June’s full Strawberry Moon arrives with summer solstice

The start of summer is bringing a full moon along with it. Astronomy fans can look up and see the Strawberry Moon from Thursday night through Sunday morning as June’s full moon rises.

June’s full moon will reach peak illumination on Friday at 9:08 p.m. EDT, but it will appear full beginning on Thursday, which is the summer solstice, NASA said. The Old Farmer’s Almanac details specific moonrise times for different ZIP codes across the U.S. 

Lowest full moon in years

On the summer solstice, the sun appears at its highest elevation. Because full moons are opposite the sun, a full moon that happens near a summer solstice is low in the sky.

Old Farmer’s Almanac notes June’s full moon is actually the lowest full moon in many years. In areas where the moon is visible, it will appear very large because it will be so low over the horizon. 
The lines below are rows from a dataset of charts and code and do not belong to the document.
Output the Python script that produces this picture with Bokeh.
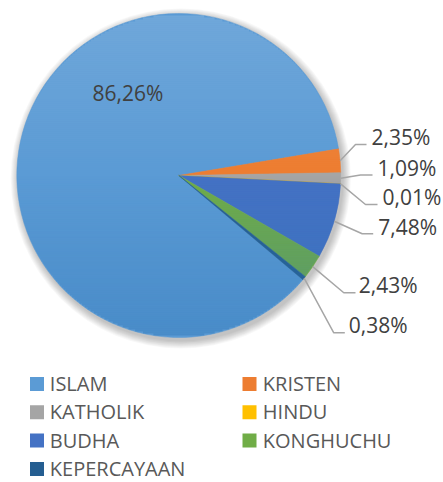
import math
from bokeh.plotting import figure
from bokeh.models import Range1d
from bokeh.embed import file_html
from bokeh.resources import INLINE
from bokeh.core.properties import value

# ---- data ----
categories = ["ISLAM", "KRISTEN", "KATHOLIK", "HINDU", "BUDHA", "KONGHUCHU", "KEPERCAYAAN"]
percentages = [86.26, 2.35, 1.09, 0.01, 7.48, 2.43, 0.38]
colors = ["#5B9BD5", "#ED7D31", "#A5A5A5", "#FFC000", "#4472C4", "#70AD47", "#255E91"]

# ---- layout ----
W, H = 443, 482
FONT = "Open Sans"


def X(xr):
    return xr


def Y(yr):
    return H - yr


p = figure(width=W, height=H, x_range=Range1d(0, W), y_range=Range1d(0, H),
           output_backend="svg", toolbar_location=None,
           x_axis_type=None, y_axis_type=None, min_border=0,
           outline_line_color=None, background_fill_color="white")
p.grid.visible = False

cx, cy, R = X(178.3), Y(175), 162.0
first_slice_angle = 130  # degrees, clockwise from 12 o'clock
theta0 = math.radians(90 - first_slice_angle)

# soft drop shadow
for k in range(1, 10):
    p.circle(x=cx + 2, y=cy - 3, radius=R + k * 0.9, fill_color="black",
             fill_alpha=0.028, line_color=None)

total = sum(percentages)
starts, ends, mids = [], [], []
cum = 0.0
for v in percentages:
    a_end = theta0 - 2 * math.pi * cum / total
    cum += v
    a_start = theta0 - 2 * math.pi * cum / total
    starts.append(a_start)
    ends.append(a_end)
    mids.append((a_start + a_end) / 2)

p.wedge(x=[cx] * len(percentages), y=[cy] * len(percentages), radius=R,
        start_angle=starts, end_angle=ends, direction="anticlock",
        fill_color=colors, line_color=colors, line_width=0.5)

# light-to-dark vertical shading over the pie (Excel-style gradient)
step = 2
top_y = cy + R
ls, rs, ts, bs, fc, fa = [], [], [], [], [], []
n = int(2 * R // step)
for j in range(n):
    yt = top_y - j * step
    yb = yt - step
    hw = min(math.sqrt(max(R * R - (yt - cy) ** 2, 0)),
             math.sqrt(max(R * R - (yb - cy) ** 2, 0)))
    if hw <= 0:
        continue
    t = (top_y - (yt + yb) / 2) / (2 * R)
    ls.append(cx - hw)
    rs.append(cx + hw)
    ts.append(yt)
    bs.append(yb)
    if t < 0.5:
        fc.append("#ffffff")
        fa.append(0.13 * (1 - 2 * t))
    else:
        fc.append("#2e75b6")
        fa.append(0.42 * (2 * t - 1))
p.quad(left=ls, right=rs, top=ts, bottom=bs, fill_color=fc, fill_alpha=fa,
       line_color=None)

labels = [f"{v:.2f}%".replace(".", ",") for v in percentages]
TXT = "#404040"
LEAD = "#A6A6A6"

# inside label for the big slice (offset from centre)
p.text(x=[cx - 50.8], y=[cy + 83], text=[labels[0]], text_align="center",
       text_baseline="middle", text_font=value(FONT),
       text_font_size=value("21px"), text_color=TXT)

# outside labels: elbow (x, y), line end x, text x, text middle  (reference px)
outside = {
    1: ((355, 144), 366, 371, 136.2),
    2: ((360, 174.5), 372, 377, 167.3),
    3: ((365, 204), 377, 382, 196.4),
    4: ((361.7, 233.3), 372.7, 377.7, 226.5),
    5: ((343.3, 292.3), 355, 358.3, 284.4),
    6: ((333.3, 332.3), 344.3, 348.3, 324.6),
}
for i, ((ex, ey), lx, tx, tm) in outside.items():
    sx = cx + R * math.cos(mids[i])
    sy = cy + R * math.sin(mids[i])
    p.line(x=[sx, X(ex), X(lx)], y=[sy, Y(ey), Y(ey)], line_color=LEAD,
           line_width=1.5)
    p.text(x=[X(tx)], y=[Y(tm)], text=[labels[i]], text_align="left",
           text_baseline="middle", text_font=value(FONT),
           text_font_size=value("21px"), text_color=TXT)

# legend
col_sq = [36.5, 249]
col_tx = [49.3, 262.3]
row0, row_step = 383.5, 28.3
for i, (name, c) in enumerate(zip(categories, colors)):
    col, row = i % 2, i // 2
    yc = row0 + row * row_step
    p.rect(x=[X(col_sq[col])], y=[Y(yc)], width=14, height=14,
           fill_color=c, line_color=None)
    p.text(x=[X(col_tx[col])], y=[Y(yc - 0.5)], text=[name], text_align="left",
           text_baseline="middle", text_font=value(FONT),
           text_font_size=value("20px"), text_color="#595959")

open("out.html", "w").write(file_html(p, INLINE))
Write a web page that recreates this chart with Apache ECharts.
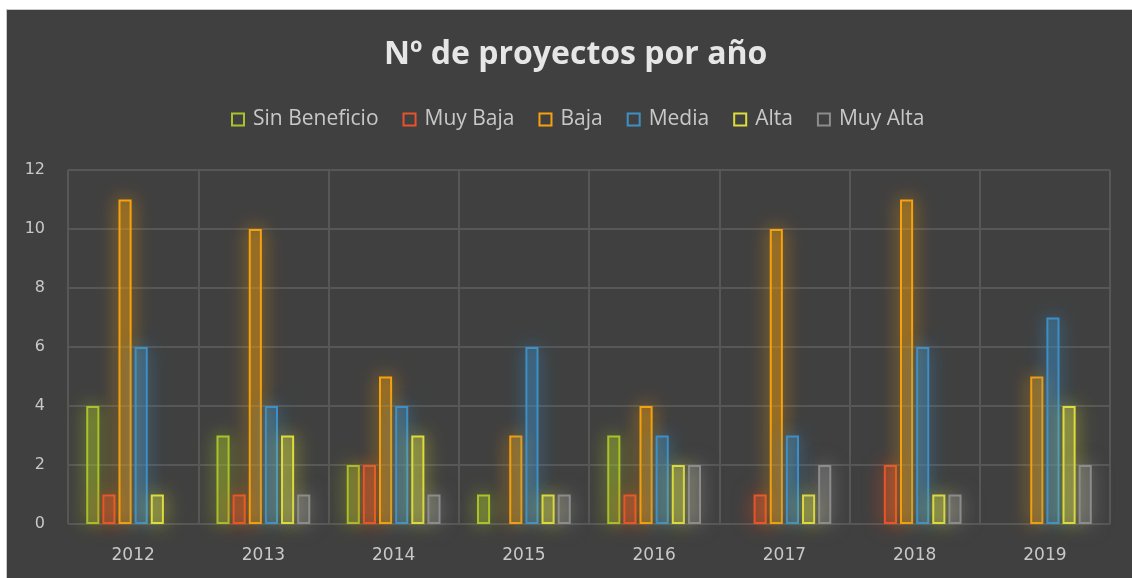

“From places like Fairbanks and Rekyavik, this Full Moon won’t even clear their horizon. It won’t rise at all. For them, June will simply have no full Moon,” the Old Farmer’s Almanac says.   

Why is June’s full moon known as the Strawberry Moon?

Full moon names often come from seasons, historical crops and the behavior of certain animals. The “Strawberry Moon” nickname has nothing to do with the moon’s color or shape this month; instead, it was historically used to mark the ripening of strawberries ready to be gathered in June, according to The Old Farmer’s Almanac. 

The full moon as it rises behind the Abbasid Bridge in Iraq’s northern autonomous Kurdistan region, close to the Turkish border on June 20, 2024.

ISMAEL ADNAN/AFP via Getty Images

June’s full Moon — typically either the last full moon of spring or the first of summer — also goes by several other names, too, including Berries Ripen Moon, Blooming Moon, Green Corn Moon and Hoer Moon. Other nicknames for this month’s full moon include Birth Moon, Egg Laying Moon, Hatching Moon, Honey Moon and Mead Moon.

What’s next for astronomy fans?

July’s full moon reaches peak illumination on July 21. The full moon in July is known as the Buck Moon.

Those hoping to see another meteor shower or eclipse will have to wait till later this year. The Perseids meteor shower won’t peak until August. Come Oct. 2, an annular solar eclipse will be visible in parts of South America with a partial eclipse visible in parts of South America, Antarctica, Pacific Ocean, Atlantic Ocean and North America.